N.Y. Representative Anthony Weiner and N.Y. Senator Charles Schumer have introduced resolutions in the House of Representatives and the Senate to authorize the memorial. Thirty-four organizations from all corners of the Jewish community are urging representatives to support H. Con. Res. 12 and S. Con. Res. 4. There are now approximately twenty-five congressional co-sponsors of the concurrent resolutions. “I am proud to have the opportunity to strongly support the memorial to honor the memory of the 13 Jewish-American chaplains who heroically lost their lives in World War II, the Korean War, and Vietnam,” said Congressman Steve Rothman (D-NJ).

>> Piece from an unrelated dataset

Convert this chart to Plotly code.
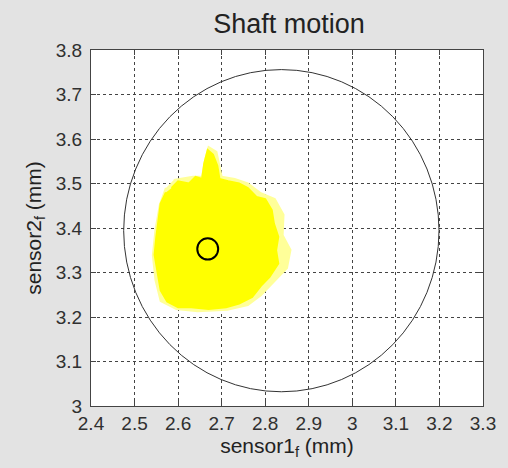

One of the transformational moments in American life was the heroic sacrifice of the four chaplains of the USS Dorchester, which was transporting 900 soldiers and civilian workers to the European front when it was sunk by German torpedoes off the coast of Greenland on February 3, 1943. Each of the four chaplains on board spontaneously gave his lifejacket to another soldier, and the chaplains perished together as they prayed and sang hymns to men in lifeboats and in the icy water. The chaplains represented three faith traditions—two Protestants, a Catholic, and a Jew—and their death marked the first time the term “Protestant, Catholic and Jew” was used to describe America. Three of the four are memorialized on Chaplain’s Hill, but neither Rabbi Alexander Goode nor any of the other rabbis who died in other active service situations are so remembered.
The project was initiated by Ken Kraetzer’s discovery that Jewish chaplains were not memorialized on Chaplains Hill in the same way as others. A member of Squadron 50 of the Sons of the American Legion, in Pelham, N.Y., Kraetzer was doing historical research on memorials in Rhode Island. He was familiar with the story of the USS Dorchester, which the American Legion focuses on annually in commemorations all over the country, and wondered why Rabbi Goode was not among those listed at Arlington.
JWB Jewish Chaplains Council urges all Americans to express their support for a memorial in Arlington to their elected representatives.